District 9 não é um filme futurista. Apesar de ter naves espaciais, seres de outros planetas com imensos tentáculos, pinças e antenas, ou de haver dispositivos activados através de hologramas e de fluidos alienígenas. A primeira e tão inventiva longa-metragem do sul-africano-canadiano Neil Blomkamp é um filme profundamente actualista.
Só dos tempos que correm podia sair algo assim. Durante décadas, o cinema passou-nos a versão dos extraterrestres indesejáveis ou porque queriam colonizar o planeta e submeter a humanidade, ou simplesmente exterminá-la porque sim, ou então possuíam a hábil manigância de se infiltrar sob as nossas peles, como se nós fôssemos invólucros recicláveis. É claro que cada alien invasor trazia em apêndice a metáfora dos terríveis (embora menos tentaculares) russos, e finda a guerra fria, chegaram os ETs de Spielberg, muito mais amistosos e benévolos. Agora, aterra-nos este filme (estreia-se hoje, 24), em que os aliens não são invasores, mas refugiados.

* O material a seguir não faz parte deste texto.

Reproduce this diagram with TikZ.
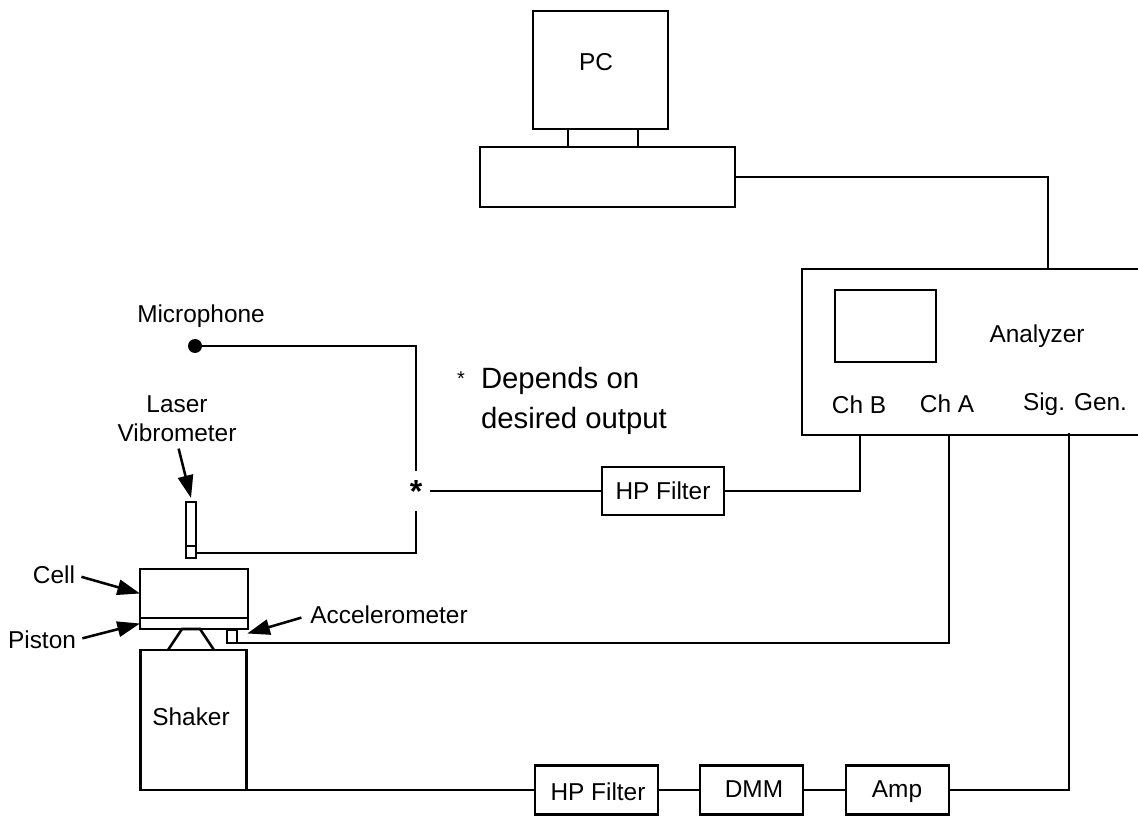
\documentclass[tikz,border=0pt]{standalone}
\usepackage{fontspec}
\setmainfont{Liberation Sans}
\usetikzlibrary{arrows.meta}

\begin{document}
\begin{tikzpicture}[
    x=0.75pt, y=-0.75pt,
    devbox/.style 2 args={draw, line width=1.9pt, inner sep=0pt, outer sep=0pt,
                     minimum width=#1*0.75pt, minimum height=#2*0.75pt},
    lbl/.style={inner sep=0pt, outer sep=0pt, font=\fontsize{18.3}{22}\selectfont},
    wire/.style={line width=1.9pt},
    pointer/.style={-{Triangle[length=17pt, width=11.5pt]}, line width=1.9pt}
]
    \useasboundingbox (0,0) rectangle (1138,816);

    % computer
    \node[devbox={135}{118}] (monitor) at (600.5, 70) {};
    \node[devbox={70}{18}]   (stand)   at (603, 138) {};
    \node[devbox={255}{60}]  (base)    at (607.5, 177) {};
    \node[lbl] (pclbl) at (596, 62) {PC};

    % analyzer, runs off the right side
    \node[devbox={345}{166}] (analyzer) at (974.5, 352) {};
    \node[devbox={101}{72}]  (screen)   at (885.5, 326) {};
    \node[lbl] (analbl) at (1037, 336) {Analyzer};
    \node[lbl] (chb)    at (859, 405) {Ch B};
    \node[lbl] (cha)    at (947, 404) {Ch A};
    \node[lbl] (siggen) at (1075, 404) {Sig. Gen.};
    \coordinate (anatop) at (1048, 269);
    \coordinate (chbin)  at (860, 435);
    \coordinate (chain)  at (949, 435);
    \coordinate (sigout) at (1069, 433);

    % sensors
    \node[circle, fill=black, inner sep=0pt, minimum size=10.5pt] (mic) at (195, 346) {};
    \node[lbl] (miclbl) at (201, 316) {Microphone};
    \node[lbl, align=center] (laser) at (177, 419) {Laser\\Vibrometer};
    \node[devbox={10}{56}] (vib) at (191, 530) {};
    \draw[wire] (vib.west |- 0,546) -- (vib.east |- 0,546);
    \coordinate (vibout) at (196, 553);

    % switch point and note
    \node[inner sep=0pt, outer sep=0pt, minimum width=21pt, minimum height=30pt,
          font=\bfseries\fontsize{24}{24}\selectfont] (star) at (416, 491) {\raisebox{-9pt}{*}};
    \node[lbl, font=\fontsize{15}{15}\selectfont] (notestar) at (461, 379) {*};
    \node[lbl, align=left, anchor=west, font=\fontsize{22}{30}\selectfont] (note) at (481, 401)
        {Depends on\\desired output};

    % shaker stack
    \node[devbox={108}{49}] (cell)   at (194, 593.5) {};
    \node[devbox={108}{11}] (piston) at (194, 623.5) {};
    \node[devbox={106}{140}] (shaker) at (193.5, 720) {};
    \node[devbox={10}{13}]  (accel)  at (232, 636.5) {};
    \draw[wire] (168,650) -- (182,629) -- (200,629) -- (214,650);
    \coordinate (shout) at (246.5, 790);
    \node[lbl] (shakerlbl) at (191, 717) {Shaker};
    \node[lbl] (celllbl)   at (54, 575) {Cell};
    \node[lbl] (pistonlbl) at (42, 640) {Piston};
    \node[lbl] (acclbl)    at (389, 615) {Accelerometer};

    % signal chain boxes
    \node[devbox={122}{48}, lbl] (hpa) at (663, 491) {HP Filter};
    \node[devbox={123}{49}] (hpb) at (596.5, 790) {};
    \node[devbox={103}{49}] (dmm) at (751.5, 790) {};
    \node[devbox={103}{49}] (amp) at (897.5, 790) {};
    \node[lbl] (hpblbl)  at (598, 792) {HP Filter};
    \node[lbl] (dmmlbl)  at (754, 789) {DMM};
    \node[lbl] (amplbl)  at (897, 792) {Amp};

    \draw[wire] (base.east) -| (anatop);
    \draw[wire] (mic.east) -| (star.north);
    \draw[wire] (vibout) -| (star.south);
    \draw[wire] (star.east) -- (hpa.west);
    \draw[wire] (hpa.east) -| (chbin);
    \draw[wire] (accel.south east) -| (chain);
    \draw[wire] (shout) -- (hpb.west);
    \draw[wire] (hpb.east) -- (dmm.west);
    \draw[wire] (dmm.east) -- (amp.west);
    \draw[wire] (amp.east) -| (sigout);

    \draw[pointer, shorten <=5pt] (laser.south) -- ([yshift=3pt]vib.north);
    \draw[pointer, shorten <=5pt] (celllbl.east) -- (cell.west);
    \draw[pointer, shorten <=5pt] (pistonlbl.east) -- (piston.west);
    \draw[pointer, shorten <=7pt, shorten >=8pt] (acclbl.west) -- (accel.east);
\end{tikzpicture}
\end{document}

Ou seja: outra vez indesejáveis.
O filme utiliza um expediente narrativo muito inteligente, e que resolve, de D.R. vez, a questão da incredulidade. Todo ele é construído em registo de falso documentário televisivo, com câmaras à mão, imagens de videovigilância, planos esquinados, depoimentos e entrevistas de rua reais, com muito grão e todo um look low budget (um baixo orçamento que até aconteceu, tendo em conta os padrões do superprodutor Peter Jackson). O que não é original. Basta pensarmos que foi recorrendo a um falso documentário que Michael Curtiz convenceu toda a gente de que Casablanca era uma plataforma giratória de espiões e foragidos da Segunda Guerra…
MAL-VINDOS
E, então, temos uma nave gigantesca que, um belo dia, aparece a pairar sobres os céus de Joanesburgo. Os aliens vêm subnutridos e desgovernados, e o Estado, cheio de boas intenções, realoja-os em campos de refugiados.

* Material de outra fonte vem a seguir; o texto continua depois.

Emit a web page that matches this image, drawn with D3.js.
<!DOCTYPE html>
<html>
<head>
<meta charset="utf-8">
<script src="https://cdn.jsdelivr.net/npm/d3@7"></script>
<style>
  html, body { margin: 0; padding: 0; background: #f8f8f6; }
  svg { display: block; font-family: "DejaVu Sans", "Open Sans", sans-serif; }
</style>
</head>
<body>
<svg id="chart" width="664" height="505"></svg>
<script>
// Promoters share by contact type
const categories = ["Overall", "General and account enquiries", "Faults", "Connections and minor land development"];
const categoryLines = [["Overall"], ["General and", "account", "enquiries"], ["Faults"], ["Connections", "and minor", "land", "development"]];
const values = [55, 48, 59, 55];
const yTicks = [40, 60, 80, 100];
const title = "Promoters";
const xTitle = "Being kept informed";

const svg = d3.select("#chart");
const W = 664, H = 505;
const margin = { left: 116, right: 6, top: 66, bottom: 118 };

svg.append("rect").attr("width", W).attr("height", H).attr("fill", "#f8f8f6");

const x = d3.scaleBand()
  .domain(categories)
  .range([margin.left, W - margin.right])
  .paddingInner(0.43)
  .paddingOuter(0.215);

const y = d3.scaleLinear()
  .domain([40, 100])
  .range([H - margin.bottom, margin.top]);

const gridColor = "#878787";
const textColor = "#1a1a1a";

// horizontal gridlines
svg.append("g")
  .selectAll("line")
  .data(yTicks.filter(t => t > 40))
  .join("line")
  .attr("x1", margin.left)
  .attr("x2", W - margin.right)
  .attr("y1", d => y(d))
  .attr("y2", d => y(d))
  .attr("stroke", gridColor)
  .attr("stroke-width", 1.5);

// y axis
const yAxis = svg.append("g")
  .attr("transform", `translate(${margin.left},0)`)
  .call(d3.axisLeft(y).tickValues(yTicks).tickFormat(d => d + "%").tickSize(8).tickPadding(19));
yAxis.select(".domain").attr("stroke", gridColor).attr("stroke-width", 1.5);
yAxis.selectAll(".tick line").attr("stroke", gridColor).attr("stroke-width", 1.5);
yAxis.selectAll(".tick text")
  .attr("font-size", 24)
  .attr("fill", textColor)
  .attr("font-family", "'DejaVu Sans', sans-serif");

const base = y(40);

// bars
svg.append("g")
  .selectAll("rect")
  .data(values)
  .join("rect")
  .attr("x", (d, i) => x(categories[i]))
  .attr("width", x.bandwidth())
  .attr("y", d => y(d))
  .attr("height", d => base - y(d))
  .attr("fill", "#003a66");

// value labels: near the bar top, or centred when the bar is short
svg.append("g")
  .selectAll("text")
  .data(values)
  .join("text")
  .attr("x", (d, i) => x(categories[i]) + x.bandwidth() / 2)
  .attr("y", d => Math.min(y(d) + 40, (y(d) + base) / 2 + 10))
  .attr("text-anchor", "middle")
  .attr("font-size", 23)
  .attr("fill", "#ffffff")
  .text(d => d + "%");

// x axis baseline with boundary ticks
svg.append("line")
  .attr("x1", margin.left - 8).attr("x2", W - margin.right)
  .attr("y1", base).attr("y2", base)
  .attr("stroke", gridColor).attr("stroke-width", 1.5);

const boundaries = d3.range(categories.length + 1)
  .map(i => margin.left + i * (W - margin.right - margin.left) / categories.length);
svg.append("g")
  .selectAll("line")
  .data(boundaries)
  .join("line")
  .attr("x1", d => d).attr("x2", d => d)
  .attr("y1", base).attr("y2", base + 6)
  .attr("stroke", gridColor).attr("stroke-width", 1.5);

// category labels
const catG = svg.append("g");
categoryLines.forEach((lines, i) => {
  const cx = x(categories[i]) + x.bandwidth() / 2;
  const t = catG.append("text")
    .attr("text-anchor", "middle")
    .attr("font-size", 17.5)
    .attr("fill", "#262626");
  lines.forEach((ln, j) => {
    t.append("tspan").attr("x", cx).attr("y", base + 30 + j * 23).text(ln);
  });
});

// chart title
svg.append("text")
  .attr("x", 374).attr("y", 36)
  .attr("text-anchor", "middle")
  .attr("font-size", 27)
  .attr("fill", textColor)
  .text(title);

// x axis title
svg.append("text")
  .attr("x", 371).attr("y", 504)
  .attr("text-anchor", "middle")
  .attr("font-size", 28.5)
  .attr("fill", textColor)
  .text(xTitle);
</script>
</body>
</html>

Só que os anos passam, eles reproduzem-se, já são mais de um milhão, nunca mais se vão embora, e ainda por cima têm um aspecto algo viscoso (uma mistura entre os homens-alforreca dos Piratas das Caraíbas e a silhueta angulosa das criaturas do Alien) e o desagradável hábito de chafurdar nas lixeiras com as suas tenazes. O ex-país do Apartheid cobre-se outra vez de placas de acesso interdito antes “whites only”, agora “humans only”. O campo torna-se gueto, e os ETs uma praga. Aliás, a espécie residente trata-os depreciativamente pelo nome de uma espécie infestante: Prawns (gafanhotos, na tradução portuguesa).

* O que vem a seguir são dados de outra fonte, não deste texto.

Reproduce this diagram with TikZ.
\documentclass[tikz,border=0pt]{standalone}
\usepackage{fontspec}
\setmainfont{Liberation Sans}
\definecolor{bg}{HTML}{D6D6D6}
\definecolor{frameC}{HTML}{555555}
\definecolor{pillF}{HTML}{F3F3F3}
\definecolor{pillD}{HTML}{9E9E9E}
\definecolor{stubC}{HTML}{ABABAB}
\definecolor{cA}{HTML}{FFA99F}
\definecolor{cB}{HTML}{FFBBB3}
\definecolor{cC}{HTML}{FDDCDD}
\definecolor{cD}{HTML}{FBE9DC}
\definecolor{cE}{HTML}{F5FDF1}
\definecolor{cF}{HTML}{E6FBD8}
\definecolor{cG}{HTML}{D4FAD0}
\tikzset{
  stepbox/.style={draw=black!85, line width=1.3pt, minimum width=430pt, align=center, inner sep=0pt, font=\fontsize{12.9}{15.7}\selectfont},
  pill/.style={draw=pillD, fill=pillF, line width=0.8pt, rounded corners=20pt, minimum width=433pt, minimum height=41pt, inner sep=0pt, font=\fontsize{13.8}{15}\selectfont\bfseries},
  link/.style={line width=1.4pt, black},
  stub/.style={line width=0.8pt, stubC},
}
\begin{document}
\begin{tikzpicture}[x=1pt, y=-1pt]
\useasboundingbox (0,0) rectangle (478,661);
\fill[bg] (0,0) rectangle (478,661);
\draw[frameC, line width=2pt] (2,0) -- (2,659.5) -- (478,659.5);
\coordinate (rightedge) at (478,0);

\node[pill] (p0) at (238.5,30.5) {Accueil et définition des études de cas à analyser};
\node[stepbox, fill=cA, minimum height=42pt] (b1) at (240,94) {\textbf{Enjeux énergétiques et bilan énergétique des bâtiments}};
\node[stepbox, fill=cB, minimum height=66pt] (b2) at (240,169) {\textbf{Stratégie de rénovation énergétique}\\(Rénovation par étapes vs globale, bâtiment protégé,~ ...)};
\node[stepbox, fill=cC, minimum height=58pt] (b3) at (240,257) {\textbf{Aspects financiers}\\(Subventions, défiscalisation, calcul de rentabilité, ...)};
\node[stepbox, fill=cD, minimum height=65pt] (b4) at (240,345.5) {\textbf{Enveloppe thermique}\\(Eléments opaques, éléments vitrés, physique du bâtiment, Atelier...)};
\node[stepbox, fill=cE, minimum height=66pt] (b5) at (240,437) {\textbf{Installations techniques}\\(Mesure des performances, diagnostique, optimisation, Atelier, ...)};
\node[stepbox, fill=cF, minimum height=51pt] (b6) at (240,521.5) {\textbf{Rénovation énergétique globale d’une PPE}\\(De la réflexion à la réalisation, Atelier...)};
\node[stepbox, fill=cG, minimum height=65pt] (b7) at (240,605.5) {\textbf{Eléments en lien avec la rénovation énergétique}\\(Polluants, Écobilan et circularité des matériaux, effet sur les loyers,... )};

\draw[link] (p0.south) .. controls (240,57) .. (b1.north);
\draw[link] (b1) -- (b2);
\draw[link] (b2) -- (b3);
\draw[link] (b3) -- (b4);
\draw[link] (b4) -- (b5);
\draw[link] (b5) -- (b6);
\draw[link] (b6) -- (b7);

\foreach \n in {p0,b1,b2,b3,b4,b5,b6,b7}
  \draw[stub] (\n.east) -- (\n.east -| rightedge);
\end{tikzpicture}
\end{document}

Há uma multinacional de armamento privada que faz raides de helicópteros e camiões blindados nesta imensa favela, entretanto dominada por gangs de nigerianos que controlam o mercado negro e gostam de comer braços de alien. O filme entra numa estética muito hiperactiva e enérgica, ao estilo Slumdog Millionaire (a última tendência de Hollywood, embora aqui num registo menos sofisticado). Aparece em cena Wikus (o estreante Sharito Copley), operacional recém-promovido dessa empresa, e a sua metamorfose como actor é muito mais interessante do que a que ocorre com a personagem: num déjà vu, muito à Mosca, de Cronenberg, começam-lhe a cair as unhas, os dentes ele já é “um deles”. E sente-o na pele, caçado pelas entidades oficiais e cobiçado pelas não oficiais (os nigerianos insistem em devorar-lhe um braço mutante).
Toda a originalidade da premissa inicial e da provocação do subtexto, na primeira parte do filme, descarrila na segunda, com a habitual trepidação de tiros, explosões e efeitos especiais, e até cenas do tipo Tranformers… Mais do que aparência, é muito bem conseguida a linguagem falada pelos aliens, um misto de interferência de rádio com scratch no vinil. Fica por explicar porque é que eles são tão apreciadores de comida enlatada para felinos, e não preferem os gatos eles mesmos como outro ET famoso.